Approach - A 2.2 liter Euro IV diesel vehicle was used to perform the following project objectives:

  • Determine if a collection of parameters could be used to maintain good combustion under large variations in engine conditions (exhaust gas recirculation (EGR) amount, intake manifold pressure and temperature, and coolant temperature).
     
  • Review and modify the engine control logic to improve the control of engine-out NOx emissions as measured over the New European Driving Cycle (NEDC).
     
  • Evaluate the tailpipe NOx emissions and fuel economy over the European transient driving cycle to access the possibility of meeting Euro V emission regulation without NOx catalyst.

Accomplishments - Using injection timing as the combustion control knob, a preliminary correlation was found between injection timing and in-cylinder oxygen concentration when similar compression temperatures were obtained. This correlation is illustrated in Figures 1 and 2.

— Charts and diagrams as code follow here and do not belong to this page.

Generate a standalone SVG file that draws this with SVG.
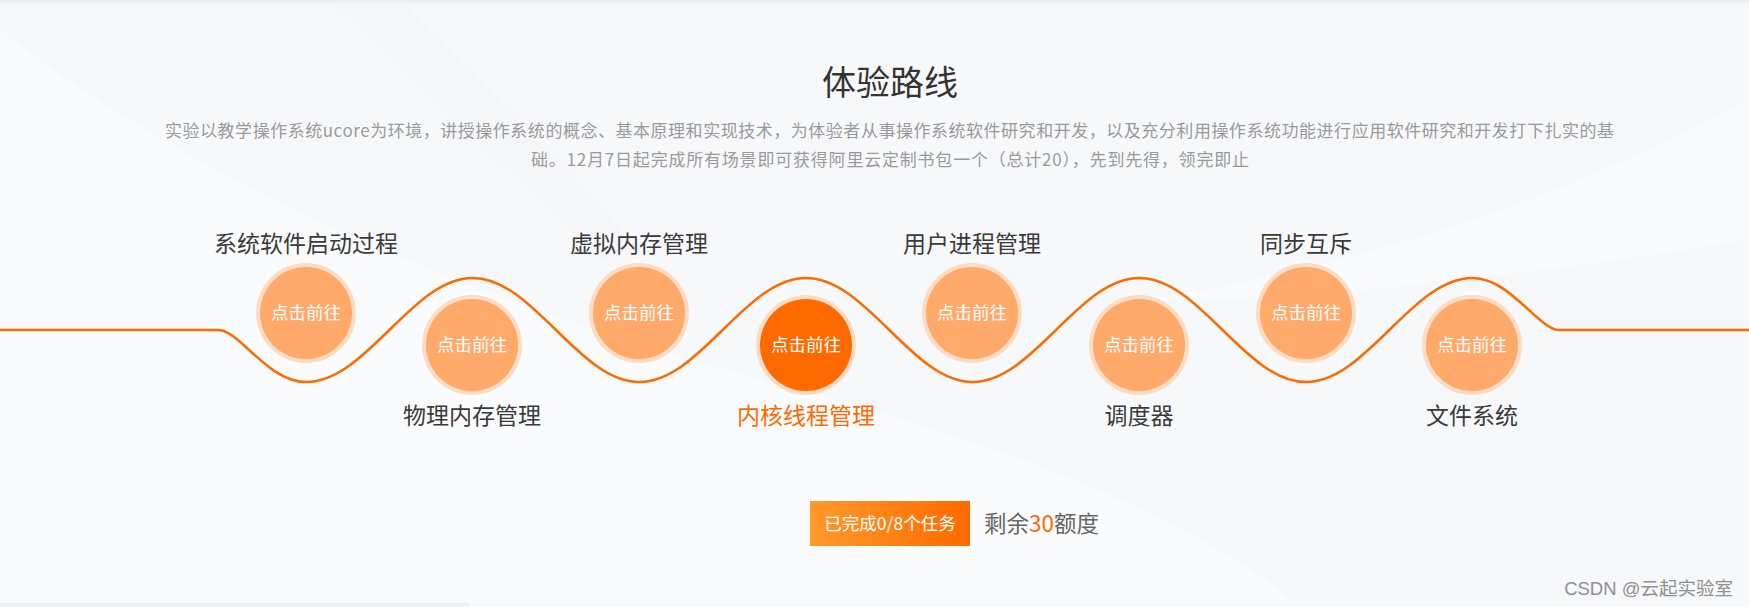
<svg xmlns="http://www.w3.org/2000/svg" width="1749" height="607" viewBox="0 0 1749 607">
<defs>
<linearGradient id="btn" x1="0" y1="0" x2="1" y2="0">
<stop offset="0" stop-color="#ff9a2a"/>
<stop offset="1" stop-color="#ff6a00"/>
</linearGradient>
<linearGradient id="topshade" x1="0" y1="0" x2="0" y2="1">
<stop offset="0" stop-color="#e9ebef"/>
<stop offset="1" stop-color="#f7f8fa" stop-opacity="0"/>
</linearGradient>
<style>
.cjk{font-family:"Noto Sans CJK SC","Noto Sans",sans-serif;}
.label{font-size:23px;fill:#3a3a3a;text-anchor:middle;}
.active{fill:#ff6a00;}
.ring{fill:#fddcc4;}
.dot{fill:#ffa96b;}
.dotOn{fill:#ff6a00;}
.go{font-size:17.5px;fill:#ffffff;text-anchor:middle;}
.sub{font-size:17px;fill:#9a9a9a;}
</style>
</defs>
<rect x="0" y="0" width="1749" height="607" fill="#f7f8fa"/>
<path d="M0 30 C220 200 480 300 760 380 C1000 440 1200 520 1300 607 H0 Z" fill="#fafbfc"/>
<path d="M330 0 C420 80 520 180 600 260 L640 250 C560 160 470 70 400 0 Z" fill="#f5f6f8"/>
<path d="M1749 100 C1560 200 1380 260 1150 300 C1300 300 1500 280 1749 240 Z" fill="#fafbfc"/>
<rect x="0" y="0" width="1749" height="8" fill="url(#topshade)"/>
<rect x="0" y="603" width="470" height="4" fill="#eef0f3"/>

<g id="header" class="cjk">
<text x="890" y="95" font-size="34" fill="#333333" text-anchor="middle">体验路线</text>
<text class="sub" x="165" y="137" textLength="1449" lengthAdjust="spacing">实验以教学操作系统ucore为环境，讲授操作系统的概念、基本原理和实现技术，为体验者从事操作系统软件研究和开发，以及充分利用操作系统功能进行应用软件研究和开发打下扎实的基</text>
<text class="sub" x="531" y="166" textLength="718" lengthAdjust="spacing">础。12月7日起完成所有场景即可获得阿里云定制书包一个（总计20），先到先得，领完即止</text>
</g>

<g id="connectors">
<path d="M0,330 H219 C240,331 268,382 306,382 c30.16,0 56.15,-25.36 83.33,-52 s53.17,-52 83.33,-52 s56.15,25.36 83.33,52 s53.17,52 83.33,52 s56.15,-25.36 83.33,-52 s53.17,-52 83.33,-52 s56.15,25.36 83.33,52 s53.17,52 83.33,52 s56.15,-25.36 83.33,-52 s53.17,-52 83.33,-52 s56.15,25.36 83.33,52 s53.17,52 83.33,52 s56.15,-25.36 83.33,-52 s53.17,-52 83.33,-52 C1510,278 1538,329 1559,330 H1749" fill="none" stroke="#ff6a00" stroke-width="2.5"/>
</g>

<g id="node1" class="cjk">
<text class="label" x="306" y="252">系统软件启动过程</text>
<circle class="ring" cx="306" cy="313" r="50"/>
<circle class="dot" cx="306" cy="313" r="46"/>
<text class="go" x="306" y="319">点击前往</text>
</g>
<g id="node2" class="cjk">
<circle class="ring" cx="472" cy="345" r="50"/>
<circle class="dot" cx="472" cy="345" r="46"/>
<text class="go" x="472" y="351">点击前往</text>
<text class="label" x="472" y="424">物理内存管理</text>
</g>
<g id="node3" class="cjk">
<text class="label" x="639" y="252">虚拟内存管理</text>
<circle class="ring" cx="639" cy="313" r="50"/>
<circle class="dot" cx="639" cy="313" r="46"/>
<text class="go" x="639" y="319">点击前往</text>
</g>
<g id="node4" class="cjk">
<circle class="ring" cx="806" cy="345" r="50"/>
<circle class="dotOn" cx="806" cy="345" r="46"/>
<text class="go" x="806" y="351">点击前往</text>
<text class="label active" x="806" y="424">内核线程管理</text>
</g>
<g id="node5" class="cjk">
<text class="label" x="972" y="252">用户进程管理</text>
<circle class="ring" cx="972" cy="313" r="50"/>
<circle class="dot" cx="972" cy="313" r="46"/>
<text class="go" x="972" y="319">点击前往</text>
</g>
<g id="node6" class="cjk">
<circle class="ring" cx="1139" cy="345" r="50"/>
<circle class="dot" cx="1139" cy="345" r="46"/>
<text class="go" x="1139" y="351">点击前往</text>
<text class="label" x="1139" y="424">调度器</text>
</g>
<g id="node7" class="cjk">
<text class="label" x="1306" y="252">同步互斥</text>
<circle class="ring" cx="1306" cy="313" r="50"/>
<circle class="dot" cx="1306" cy="313" r="46"/>
<text class="go" x="1306" y="319">点击前往</text>
</g>
<g id="node8" class="cjk">
<circle class="ring" cx="1472" cy="345" r="50"/>
<circle class="dot" cx="1472" cy="345" r="46"/>
<text class="go" x="1472" y="351">点击前往</text>
<text class="label" x="1472" y="424">文件系统</text>
</g>

<g id="progress" class="cjk">
<rect x="810" y="501" width="160" height="45" fill="url(#btn)"/>
<text x="890" y="530" font-size="17.5" fill="#ffffff" text-anchor="middle">已完成0/8个任务</text>
<text x="984" y="532" font-size="22.5" fill="#666666">剩余<tspan fill="#ff6a00">30</tspan>额度</text>
</g>

<g id="watermark">
<text x="1733" y="595" font-family="'Liberation Sans','Noto Sans CJK SC',sans-serif" font-size="18.5" fill="#8f8f8f" text-anchor="end">CSDN @云起实验室</text>
</g>
</svg>
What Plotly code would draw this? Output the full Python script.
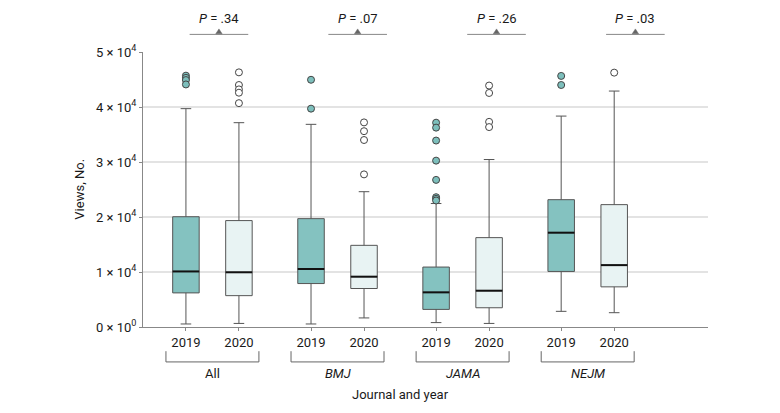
import plotly.graph_objects as go

# ---- data ----
journals = ["All", "BMJ", "JAMA", "NEJM"]
years = ["2019", "2020"]
p_values = ["P = .34", "P = .07", "P = .26", "P = .03"]

# order: All-2019, All-2020, BMJ-2019, BMJ-2020, JAMA-2019, JAMA-2020, NEJM-2019, NEJM-2020
q1 = [6200, 5700, 7900, 7000, 3200, 3500, 10100, 7300]
median = [10100, 9950, 10550, 9150, 6300, 6600, 17150, 11250]
q3 = [20050, 19350, 19700, 14850, 10900, 16250, 23150, 22250]
lower_fence = [550, 650, 550, 1650, 800, 650, 2850, 2600]
upper_fence = [39700, 37150, 36850, 24600, 22450, 30450, 38350, 42900]
outliers = [
    [45700, 45300, 44900, 44100],
    [46300, 44000, 43200, 42600, 40700],
    [44950, 39700],
    [37200, 35600, 34000, 27750],
    [37150, 36250, 33900, 30250, 26750, 23600, 23300, 23000],
    [43900, 42550, 37300, 36350],
    [45650, 44000],
    [46250],
]

y_tickvals = [0, 10000, 20000, 30000, 40000, 50000]
y_ticktext = ["0 × 10<sup>0</sup>", "1 × 10<sup>4</sup>", "2 × 10<sup>4</sup>",
              "3 × 10<sup>4</sup>", "4 × 10<sup>4</sup>", "5 × 10<sup>4</sup>"]

# ---- layout helpers ----
GROUP_STEP = 2.36
BOX_W = 0.5
fills = {"2019": "#84C2C0", "2020": "#E8F3F3"}
out_fills = {"2019": "#7DBFBC", "2020": "#FFFFFF"}
FONT = "Roboto, sans-serif"
FS = 13
TXT = "#1a1a1a"

fig = go.Figure()
xpos, xlabels = [], []
i = 0
for g, j_name in enumerate(journals):
    for j, yr in enumerate(years):
        x = g * GROUP_STEP + j
        xpos.append(x)
        xlabels.append(yr)
        fig.add_trace(go.Box(
            x=[x], q1=[q1[i]], median=[median[i]], q3=[q3[i]],
            lowerfence=[lower_fence[i]], upperfence=[upper_fence[i]],
            width=BOX_W, whiskerwidth=0.4, fillcolor=fills[yr],
            line=dict(color="#555555", width=1), boxpoints=False,
            showlegend=False, hoverinfo="skip"))
        fig.add_trace(go.Scatter(
            x=[x] * len(outliers[i]), y=outliers[i], mode="markers",
            marker=dict(size=7, color=out_fills[yr], line=dict(color="#444444", width=1)),
            showlegend=False, hoverinfo="skip"))
        i += 1

# median lines
mx, my = [], []
for x, m in zip(xpos, median):
    mx += [x - BOX_W / 2, x + BOX_W / 2, None]
    my += [m, m, None]
fig.add_trace(go.Scatter(x=mx, y=my, mode="lines", line=dict(color="#111111", width=2),
                         showlegend=False, hoverinfo="skip"))

shapes, annotations = [], []
BR = 0.377
for g, name in enumerate(journals):
    x0 = xpos[2 * g] - BR
    x1 = xpos[2 * g + 1] + BR
    shapes.append(dict(type="path", xref="x", yref="paper",
                       path=f"M {x0},-0.088 L {x0},-0.127 L {x1},-0.127 L {x1},-0.088",
                       line=dict(color="#666666", width=1)))
    annotations.append(dict(x=(xpos[2 * g] + xpos[2 * g + 1]) / 2, xref="x",
                            y=-0.17, yref="paper", yanchor="middle", xanchor="center",
                            text=name if name == "All" else f"<i>{name}</i>",
                            showarrow=False, font=dict(size=FS, color=TXT, family=FONT)))

# P-value markers above the plot (positions in reference are offset from groups)
p_centers = [0.623, 3.24, 5.86, 8.48]
for pc, pv in zip(p_centers, p_values):
    shapes.append(dict(type="line", xref="x", yref="paper", x0=pc - 0.553, x1=pc + 0.553,
                       y0=1.064, y1=1.064, line=dict(color="#888888", width=1)))
    shapes.append(dict(type="path", xref="x", yref="paper",
                       path=f"M {pc-0.06},1.066 L {pc+0.06},1.066 L {pc},1.084 Z",
                       fillcolor="#666666", line=dict(color="#666666", width=0.5)))
    annotations.append(dict(x=pc, xref="x", y=1.12, yref="paper", yanchor="middle",
                            xanchor="center", text="<i>P</i>" + pv[1:], showarrow=False,
                            font=dict(size=FS, color=TXT, family=FONT)))

annotations.append(dict(x=(xpos[0] + xpos[-1]) / 2, xref="x", y=-0.245, yref="paper",
                        yanchor="middle", xanchor="center",
                        text="Journal and year", showarrow=False,
                        font=dict(size=FS, color=TXT, family=FONT)))
annotations.append(dict(x=-0.113, xref="paper", y=0.5, yref="paper", textangle=-90,
                        xanchor="center", yanchor="middle",
                        text="Views, No.", showarrow=False,
                        font=dict(size=FS, color=TXT, family=FONT)))

fig.update_layout(
    width=780, height=413,
    margin=dict(l=143, r=72, t=52, b=86, pad=0),
    plot_bgcolor="white", paper_bgcolor="white",
    font=dict(family=FONT, size=FS, color=TXT),
    shapes=shapes, annotations=annotations,
    xaxis=dict(range=[-0.81, 9.85], tickvals=xpos, ticktext=xlabels, showgrid=False,
               zeroline=False, showline=True, linecolor="#888888", linewidth=1,
               ticks="outside", ticklen=3, tickcolor="#888888",
               tickfont=dict(size=FS, color=TXT, family=FONT)),
    yaxis=dict(range=[0, 50000], tickvals=y_tickvals, ticktext=y_ticktext,
               showgrid=True, gridcolor="#E3E3E3", gridwidth=1.5, zeroline=False,
               showline=True, linecolor="#888888", linewidth=1,
               ticks="outside", ticklen=3, tickcolor="#888888",
               tickfont=dict(size=FS, color=TXT, family=FONT)),
)

fig.write_html("out.html", config={"displayModeBar": False},
               post_script="document.body.style.margin='0';")
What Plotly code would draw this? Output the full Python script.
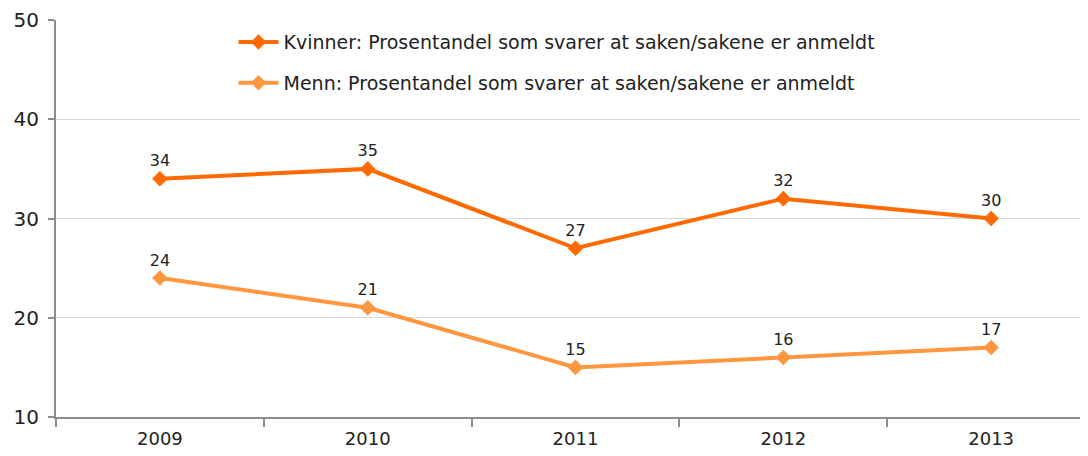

In relation to the control logic review and modifications, the following accomplishments were achieved:

  • Identified and addressed problem areas of the control logic and engine maps to improve engine-out NOx control.
     
  • Demonstrated improvement of the quick warm-up operation for catalyst temperature increase following a room temperature cold-start.
     
  • Assessed improvements on a test vehicle over the NEDC test cycle.
     
  • Reduced engine-out NOx level from the baseline, but the level fell short of the Euro V target.